What is needed>
Print exactly the lines from the first one down to the line containing "ax = fig.add_axes([153.3", both ends included, with no pictures and nothing else.

Data block>
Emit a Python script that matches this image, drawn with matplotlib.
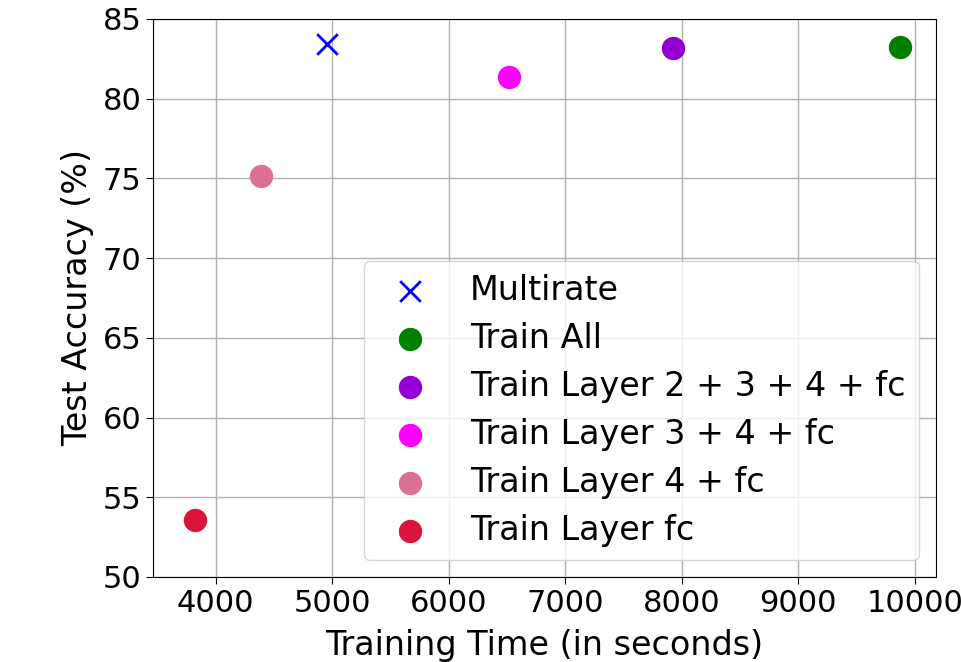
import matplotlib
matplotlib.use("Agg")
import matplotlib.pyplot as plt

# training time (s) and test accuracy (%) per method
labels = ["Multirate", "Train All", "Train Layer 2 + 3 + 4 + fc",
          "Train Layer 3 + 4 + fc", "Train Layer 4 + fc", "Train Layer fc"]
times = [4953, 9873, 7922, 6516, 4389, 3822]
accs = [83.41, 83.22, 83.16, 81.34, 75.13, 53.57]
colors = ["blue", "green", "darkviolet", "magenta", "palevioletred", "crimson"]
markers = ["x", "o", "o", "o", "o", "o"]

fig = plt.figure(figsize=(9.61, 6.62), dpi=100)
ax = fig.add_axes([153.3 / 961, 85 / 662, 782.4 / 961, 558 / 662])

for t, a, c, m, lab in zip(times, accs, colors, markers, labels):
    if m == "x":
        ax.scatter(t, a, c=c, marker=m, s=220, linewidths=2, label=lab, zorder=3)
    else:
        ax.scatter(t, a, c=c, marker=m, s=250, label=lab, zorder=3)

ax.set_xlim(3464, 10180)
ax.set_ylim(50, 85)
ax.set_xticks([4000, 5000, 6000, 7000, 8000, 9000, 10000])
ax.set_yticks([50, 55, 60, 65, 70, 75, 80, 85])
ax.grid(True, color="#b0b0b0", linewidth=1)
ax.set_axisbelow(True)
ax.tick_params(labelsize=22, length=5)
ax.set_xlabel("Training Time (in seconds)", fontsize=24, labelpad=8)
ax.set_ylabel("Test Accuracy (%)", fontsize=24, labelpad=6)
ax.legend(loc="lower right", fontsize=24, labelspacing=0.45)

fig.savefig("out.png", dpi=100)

Full response>
Emit a Python script that matches this image, drawn with matplotlib.
import matplotlib
matplotlib.use("Agg")
import matplotlib.pyplot as plt

# training time (s) and test accuracy (%) per method
labels = ["Multirate", "Train All", "Train Layer 2 + 3 + 4 + fc",
          "Train Layer 3 + 4 + fc", "Train Layer 4 + fc", "Train Layer fc"]
times = [4953, 9873, 7922, 6516, 4389, 3822]
accs = [83.41, 83.22, 83.16, 81.34, 75.13, 53.57]
colors = ["blue", "green", "darkviolet", "magenta", "palevioletred", "crimson"]
markers = ["x", "o", "o", "o", "o", "o"]

fig = plt.figure(figsize=(9.61, 6.62), dpi=100)
ax = fig.add_axes([153.3 / 961, 85 / 662, 782.4 / 961, 558 / 662])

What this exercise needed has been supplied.